Watching a movie is uniquely artistic in the way it is experienced: with sound and image. A movie is the experience of watching and listening, and the emotions the spectators experience are cued to them through the audiovisual choices the producers made. In Y Tu Mama Tambien many of the audiovisual clues came from the juxtaposition between the dialogue and the scene, or the scene showing two point of action at the same time. And the voiceover calls attention to them both.
In a scene where Luisa, Tenoche, and Julio are in the car together, engaged in a vulgar but amusing conversation about techniques to use in bed, they drive by a scene of police brutality against a poor man on the side of the road. Framed by the car window, the shot gives an element of separation between the upper-class main characters and the conditions of the places they’re driving through. Another example of this juxtaposition is a scene at the beginning of the movie, where Julio and Tenoche are laughing about passing gas while a migrant worker’s dead body is being picked up on the side of the road.

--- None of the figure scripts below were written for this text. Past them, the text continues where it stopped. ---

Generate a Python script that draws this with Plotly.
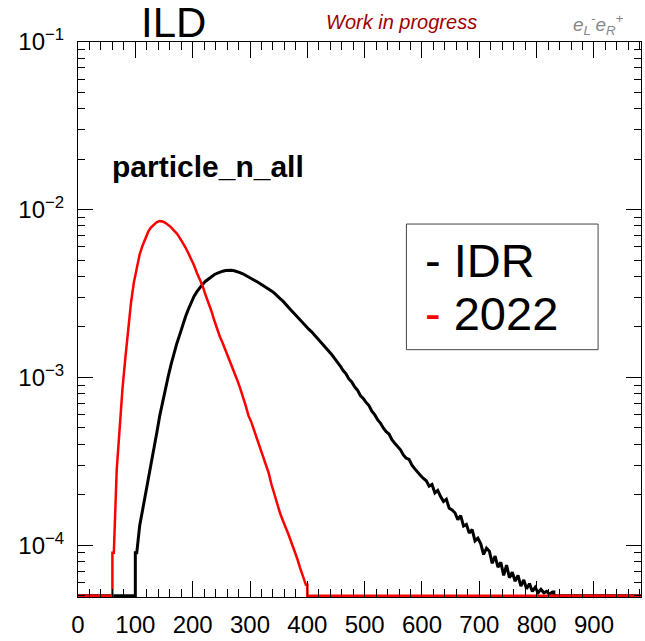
import math
import plotly.graph_objects as go

# ---------------------------------------------------------------------------
# Normalised particle multiplicity (particle_n_all), 5-unit bins
# ---------------------------------------------------------------------------
BIN_WIDTH = 5
X_MAX = 982

# IDR sample: first non-empty bin starts at 100
idr_start = 100
idr_values = [
    9.0e-5, 1.3e-4, 1.6e-4, 2.0e-4, 2.5e-4, 3.1e-4, 3.8e-4, 4.7e-4, 5.9e-4, 7.2e-4,   # 100-145
    8.6e-4, 1.02e-3, 1.2e-3, 1.4e-3, 1.6e-3, 1.8e-3, 2.05e-3, 2.3e-3, 2.55e-3, 2.8e-3,  # 150-195
    3.05e-3, 3.25e-3, 3.45e-3, 3.6e-3, 3.75e-3, 3.88e-3, 4.0e-3, 4.1e-3, 4.18e-3, 4.25e-3,  # 200-245
    4.3e-3, 4.34e-3, 4.36e-3, 4.35e-3, 4.33e-3, 4.29e-3, 4.22e-3, 4.15e-3, 4.07e-3, 3.98e-3,  # 250-295
    3.9e-3, 3.8e-3, 3.72e-3, 3.63e-3, 3.55e-3, 3.46e-3, 3.38e-3, 3.28e-3, 3.18e-3, 3.05e-3,  # 300-345
    2.95e-3, 2.85e-3, 2.74e-3, 2.6e-3, 2.5e-3, 2.4e-3, 2.3e-3, 2.2e-3, 2.1e-3, 2.0e-3,  # 350-395
    1.94e-3, 1.87e-3, 1.79e-3, 1.72e-3, 1.64e-3, 1.57e-3, 1.5e-3, 1.43e-3, 1.37e-3, 1.3e-3,  # 400-445
    1.24e-3, 1.17e-3, 1.1e-3, 1.05e-3, 9.8e-4, 9.4e-4, 8.8e-4, 8.4e-4, 7.8e-4, 7.5e-4,  # 450-495
    7.1e-4, 6.8e-4, 6.3e-4, 6.0e-4, 5.6e-4, 5.35e-4, 5.0e-4, 4.75e-4, 4.6e-4, 4.25e-4,  # 500-545
    4.05e-4, 3.85e-4, 3.7e-4, 3.45e-4, 3.3e-4, 3.25e-4, 3.0e-4, 2.85e-4, 2.7e-4, 2.6e-4,  # 550-595
    2.5e-4, 2.42e-4, 2.25e-4, 2.3e-4, 2.05e-4, 2.12e-4, 1.95e-4, 1.82e-4, 1.88e-4, 1.66e-4,  # 600-645
    1.62e-4, 1.56e-4, 1.42e-4, 1.5e-4, 1.3e-4, 1.33e-4, 1.18e-4, 1.24e-4, 1.06e-4, 1.1e-4,  # 650-695
    1.02e-4, 8.8e-5, 9.6e-5, 9.2e-5, 7.8e-5, 8.6e-5, 7.4e-5, 7.9e-5, 6.6e-5, 7.6e-5,  # 700-745
    6.4e-5, 6.9e-5, 6.1e-5, 6.6e-5, 5.7e-5, 6.2e-5, 5.5e-5, 5.9e-5, 5.3e-5, 5.6e-5,  # 750-795
    5.2e-5, 5.45e-5, 5.2e-5, 5.3e-5, 5.1e-5, 5.25e-5,  # 800-825
]

# 2022 sample: first non-empty bin starts at 60
y2022_start = 60
y2022_values = [
    9.0e-5, 2.8e-4, 5.2e-4, 8.5e-4, 1.3e-3, 2.0e-3, 2.8e-3, 3.7e-3,  # 60-95
    4.6e-3, 5.4e-3, 6.1e-3, 6.8e-3, 7.4e-3, 7.85e-3, 8.2e-3, 8.45e-3, 8.55e-3, 8.5e-3,  # 100-145
    8.35e-3, 8.1e-3, 7.85e-3, 7.5e-3, 7.2e-3, 6.8e-3, 6.4e-3, 5.95e-3, 5.5e-3, 5.1e-3,  # 150-195
    4.65e-3, 4.2e-3, 3.85e-3, 3.5e-3, 3.1e-3, 2.8e-3, 2.5e-3, 2.2e-3, 1.95e-3, 1.75e-3,  # 200-245
    1.6e-3, 1.45e-3, 1.32e-3, 1.2e-3, 1.1e-3, 9.7e-4, 8.7e-4, 7.8e-4, 6.8e-4, 5.9e-4,  # 250-295
    5.4e-4, 4.8e-4, 4.3e-4, 3.8e-4, 3.4e-4, 3.0e-4, 2.7e-4, 2.3e-4, 2.0e-4, 1.75e-4,  # 300-345
    1.55e-4, 1.4e-4, 1.25e-4, 1.15e-4, 1.03e-4, 9.3e-5, 8.3e-5, 7.3e-5, 6.5e-5, 5.8e-5,  # 350-395
]

# y-axis decade labels
y_tick_vals = [1e-4, 1e-3, 1e-2, 1e-1]
y_tick_text = ["10<sup>−4</sup>", "10<sup>−3</sup>", "10<sup>−2</sup>", "10<sup>−1</sup>"]

Y_MIN = 4.91e-5      # lower edge of the frame
ZERO_LEVEL = 5.0e-5  # empty bins are drawn along the frame bottom

FONT = "Liberation Sans, Arial, Helvetica, sans-serif"


def histo_points(start, values):
    """Outline of a filled-bin range: vertical edges at both ends,
    bin contents joined at the bin centres, empty bins on the frame bottom."""
    end = start + len(values) * BIN_WIDTH
    xs = [0.0, start, start]
    ys = [ZERO_LEVEL, ZERO_LEVEL, values[0]]
    for i, v in enumerate(values):
        xs.append(start + (i + 0.5) * BIN_WIDTH)
        ys.append(v)
    xs += [end, end, X_MAX]
    ys += [values[-1], ZERO_LEVEL, ZERO_LEVEL]
    return xs, ys


fig = go.Figure()

bx, by = histo_points(idr_start, idr_values)
fig.add_trace(go.Scatter(x=bx, y=by, mode="lines", line=dict(color="black", width=3),
                         name="IDR", showlegend=False, hoverinfo="skip"))
rx, ry = histo_points(y2022_start, y2022_values)
fig.add_trace(go.Scatter(x=rx, y=ry, mode="lines", line=dict(color="#ff0000", width=2.5),
                         name="2022", showlegend=False, hoverinfo="skip"))

# log minor ticks (2..9 per decade)
minor_vals = [m * 10.0 ** e for e in range(-5, -1) for m in range(2, 10)]
minor_vals = [v for v in minor_vals if Y_MIN <= v <= 0.1]

fig.update_xaxes(
    range=[0, X_MAX], tickmode="linear", tick0=0, dtick=100,
    ticks="inside", ticklen=16, tickwidth=1, tickcolor="black",
    showline=True, linecolor="black", linewidth=1, mirror="ticks",
    showgrid=False, zeroline=False,
    tickfont=dict(family=FONT, size=24, color="black"),
    ticklabelstandoff=6,
    minor=dict(ticks="inside", ticklen=8, tickwidth=1, tickcolor="black", dtick=20, tick0=0, showgrid=False),
)
fig.update_yaxes(
    type="log", range=[math.log10(Y_MIN), -1],
    tickmode="array", tickvals=y_tick_vals, ticktext=y_tick_text,
    ticks="inside", ticklen=15, tickwidth=1, tickcolor="black",
    showline=True, linecolor="black", linewidth=1, mirror="ticks",
    showgrid=False, zeroline=False,
    tickfont=dict(family=FONT, size=24, color="black"),
    ticklabelstandoff=8,
    minor=dict(ticks="inside", ticklen=7, tickwidth=1, tickcolor="black",
               tickmode="array", tickvals=minor_vals, showgrid=False),
)


def px_x(px):
    return (px - 78) / 564.0


def px_y(py):
    return (603 - py) / 561.0


annotations = [
    dict(text="ILD", x=px_x(174), y=px_y(22), font=dict(family=FONT, size=42, color="black")),
    dict(text="<i>Work in progress</i>", x=px_x(402), y=px_y(22), font=dict(family=FONT, size=20, color="#a00000")),
    dict(text="<i>e<sub>L</sub><sup>-</sup>e<sub>R</sub><sup>+</sup></i>", x=px_x(599), y=px_y(24),
         font=dict(family=FONT, size=19, color="#888888")),
    dict(text="<b>particle_n_all</b>", x=px_x(208), y=px_y(168), font=dict(family=FONT, size=30, color="black")),
    dict(text="- IDR", x=px_x(424), y=px_y(263), xanchor="left", font=dict(family=FONT, size=47, color="black")),
    dict(text="<span style='color:#ff0000'>-</span> 2022", x=px_x(424), y=px_y(316), xanchor="left",
         font=dict(family=FONT, size=47, color="black")),
]
for a in annotations:
    a.setdefault("xanchor", "center")
    fig.add_annotation(xref="paper", yref="paper", yanchor="middle", showarrow=False, **a)

# legend frame
fig.add_shape(type="rect", xref="paper", yref="paper",
              x0=px_x(407), x1=px_x(599), y0=px_y(353), y1=px_y(226),
              line=dict(color="#444444", width=1), fillcolor="rgba(0,0,0,0)", layer="below")

fig.update_layout(
    width=645, height=641, autosize=False,
    margin=dict(l=78, r=3, t=42, b=38),
    paper_bgcolor="white", plot_bgcolor="white",
    showlegend=False,
)

fig.write_html("out.html")
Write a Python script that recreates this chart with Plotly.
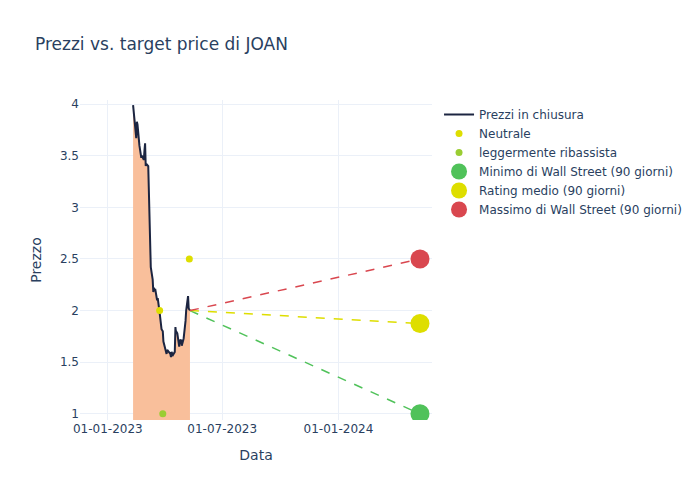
import pandas as pd
import plotly.graph_objects as go

# Closing prices (business days)
price_dates = pd.bdate_range("2023-02-10", "2023-05-11")
price_values = [
    3.99, 3.74, 3.70, 3.67, 3.83, 3.80,
    3.60, 3.56, 3.52, 3.48, 3.50,
    3.46, 3.55, 3.62, 3.40, 3.42,
    3.40, 3.20, 3.00, 2.70, 2.42,
    2.30, 2.18, 2.22, 2.20, 2.21,
    2.10, 2.12, 2.08, 2.00, 1.98,
    1.82, 1.80, 1.80, 1.70, 1.68,
    1.62, 1.58, 1.62, 1.61, 1.60,
    1.58, 1.55, 1.60, 1.58, 1.57,
    1.60, 1.84, 1.78, 1.79, 1.78,
    1.65, 1.72, 1.70, 1.72, 1.66,
    1.73, 1.78, 1.80, 1.90, 2.00,
    2.14, 2.02, 2.00, 2.00,
]

neutral_dates = ["2023-03-24", "2023-05-10"]
neutral_values = [2.0, 2.5]
slightly_bear_dates = ["2023-03-29"]
slightly_bear_values = [1.0]

last_date = "2023-05-11"
last_price = 2.0
target_date = "2024-05-09"
target_min = 1.0
target_avg = 1.875
target_max = 2.5

x_range = ["2022-11-18", "2024-05-28"]
y_range = [0.94, 4.04]

fig = go.Figure()

fig.add_trace(go.Scatter(
    x=price_dates, y=price_values, mode="lines", showlegend=False,
    line=dict(width=0), fill="tozeroy", fillcolor="#F9BF9B", hoverinfo="skip",
))
fig.add_trace(go.Scatter(
    x=price_dates, y=price_values, mode="lines", name="Prezzi in chiusura",
    line=dict(color="#1c2541", width=2),
))
fig.add_trace(go.Scatter(
    x=neutral_dates, y=neutral_values, mode="markers", name="Neutrale",
    marker=dict(color="#dede00", size=7),
))
fig.add_trace(go.Scatter(
    x=slightly_bear_dates, y=slightly_bear_values, mode="markers",
    name="leggermente ribassista",
    marker=dict(color="#9acd32", size=7),
))

targets = [
    ("Minimo di Wall Street (90 giorni)", target_min, "#50c25a"),
    ("Rating medio (90 giorni)", target_avg, "#dede00"),
    ("Massimo di Wall Street (90 giorni)", target_max, "#d9474f"),
]
for name, val, col in targets:
    fig.add_trace(go.Scatter(
        x=[last_date, target_date], y=[last_price, val], mode="lines",
        line=dict(color=col, dash="dash", width=1.5), showlegend=False,
        hoverinfo="skip",
    ))
for name, val, col in targets:
    fig.add_trace(go.Scatter(
        x=[target_date], y=[val], mode="markers", name=name,
        marker=dict(color=col, size=19),
    ))

fig.update_layout(
    template="plotly_white",
    width=700, height=500,
    font=dict(family="DejaVu Sans"),
    margin=dict(l=80, r=268, t=100, b=80),
    title=dict(text="Prezzi vs. target price di JOAN"),
    xaxis=dict(title="Data", tickformat="%d-%m-%Y", range=x_range),
    yaxis=dict(title="Prezzo", range=y_range),
)

fig.write_html("out.html", config={"displayModeBar": False},
               post_script="document.body.style.margin='0';")
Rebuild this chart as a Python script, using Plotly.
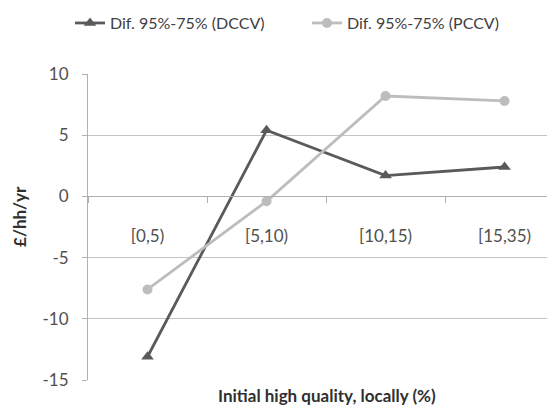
import plotly.graph_objects as go

categories = ["[0,5)", "[5,10)", "[10,15)", "[15,35)"]
dccv = [-13.1, 5.4, 1.7, 2.4]
pccv = [-7.6, -0.4, 8.2, 7.8]
y_ticks = [-15, -10, -5, 0, 5, 10]
y_tick_text = [str(v) for v in y_ticks]

FONT = "Lato"
fig = go.Figure()
fig.add_trace(go.Scatter(
    x=categories, y=dccv, name="Dif. 95%-75% (DCCV)", mode="lines+markers",
    line=dict(color="#5a5a5a", width=2.8), legend="legend", showlegend=True,
    marker=dict(symbol="triangle-up", size=11, color="#5a5a5a")))
fig.add_trace(go.Scatter(
    x=categories, y=pccv, name="Dif. 95%-75% (PCCV)", mode="lines+markers",
    line=dict(color="#bdbdbd", width=2.8), legend="legend2", showlegend=True,
    marker=dict(symbol="circle", size=10, color="#bdbdbd")))

leg_common = dict(orientation="h", xanchor="left", yanchor="top",
                  font=dict(family=FONT, size=16, color="#404040"),
                  bgcolor="rgba(0,0,0,0)")
fig.update_layout(
    width=547, height=403, showlegend=True,
    margin=dict(l=80, r=0, t=66, b=31, autoexpand=False),
    paper_bgcolor="white", plot_bgcolor="white",
    font=dict(family=FONT, size=17, color="#505050"),
    legend=dict(x=-0.0385, y=1.222, visible=True, **leg_common),
    legend2=dict(x=0.469, y=1.222, visible=True, **leg_common),
    xaxis=dict(
        type="category", range=[-0.5, 3.424], anchor="free", position=0.6,
        showline=True, linecolor="#b0b0b0", linewidth=1,
        ticks="outside", tickson="boundaries", ticklen=6, tickcolor="#b0b0b0",
        ticklabelstandoff=24, tickfont=dict(size=17, color="#505050"),
        showgrid=False, zeroline=False),
    yaxis=dict(
        range=[-15, 10], tickvals=y_ticks, ticktext=y_tick_text,
        showline=True, linecolor="#b0b0b0",
        linewidth=1, ticks="outside", ticklen=5, tickcolor="#b0b0b0",
        showgrid=True, gridcolor="#c4c4c4", gridwidth=1, zeroline=False,
        tickfont=dict(size=17, color="#505050"), ticklabelstandoff=10),
    annotations=[
        dict(text="<b>Initial high quality, locally (%)</b>", xref="paper", yref="paper",
             x=0.512, y=0, yshift=-15, showarrow=False, xanchor="center", yanchor="middle",
             font=dict(size=17, color="#303030")),
        dict(text="<b>£/hh/yr</b>", xref="paper", yref="paper", x=0, xshift=-68,
             y=0.533, showarrow=False, textangle=-90, xanchor="center",
             yanchor="middle", font=dict(size=17, color="#303030")),
    ],
)

fig.write_html("out.html")
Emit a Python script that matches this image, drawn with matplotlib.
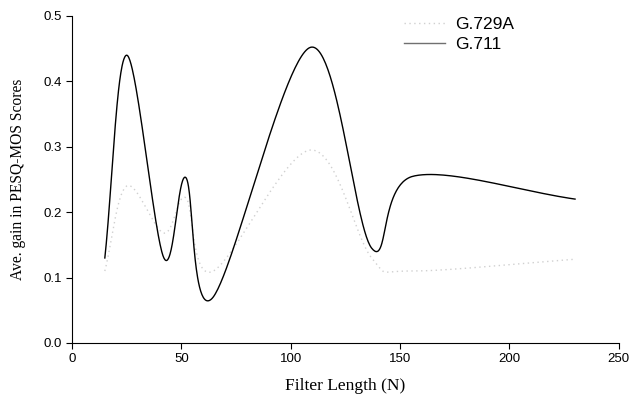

There is a play of duality, an attention to irony, and a call to class distinction.
Many of these scenes which highlight the duality, after the introductions of the second point of action, cut to it. They explain the background of the man on the side of the road using an extradiagetic voice–the voiceover. These cuts to the other world, or the internal world of a character, further bring attention to irony, duality, suffering, and injustice.
The visual juxtapositions, the juxtapositions between the audio and visual, and the voice over all serve to heighten the emotion and refine the messages of the movie. They are keen uses of audiovisual language.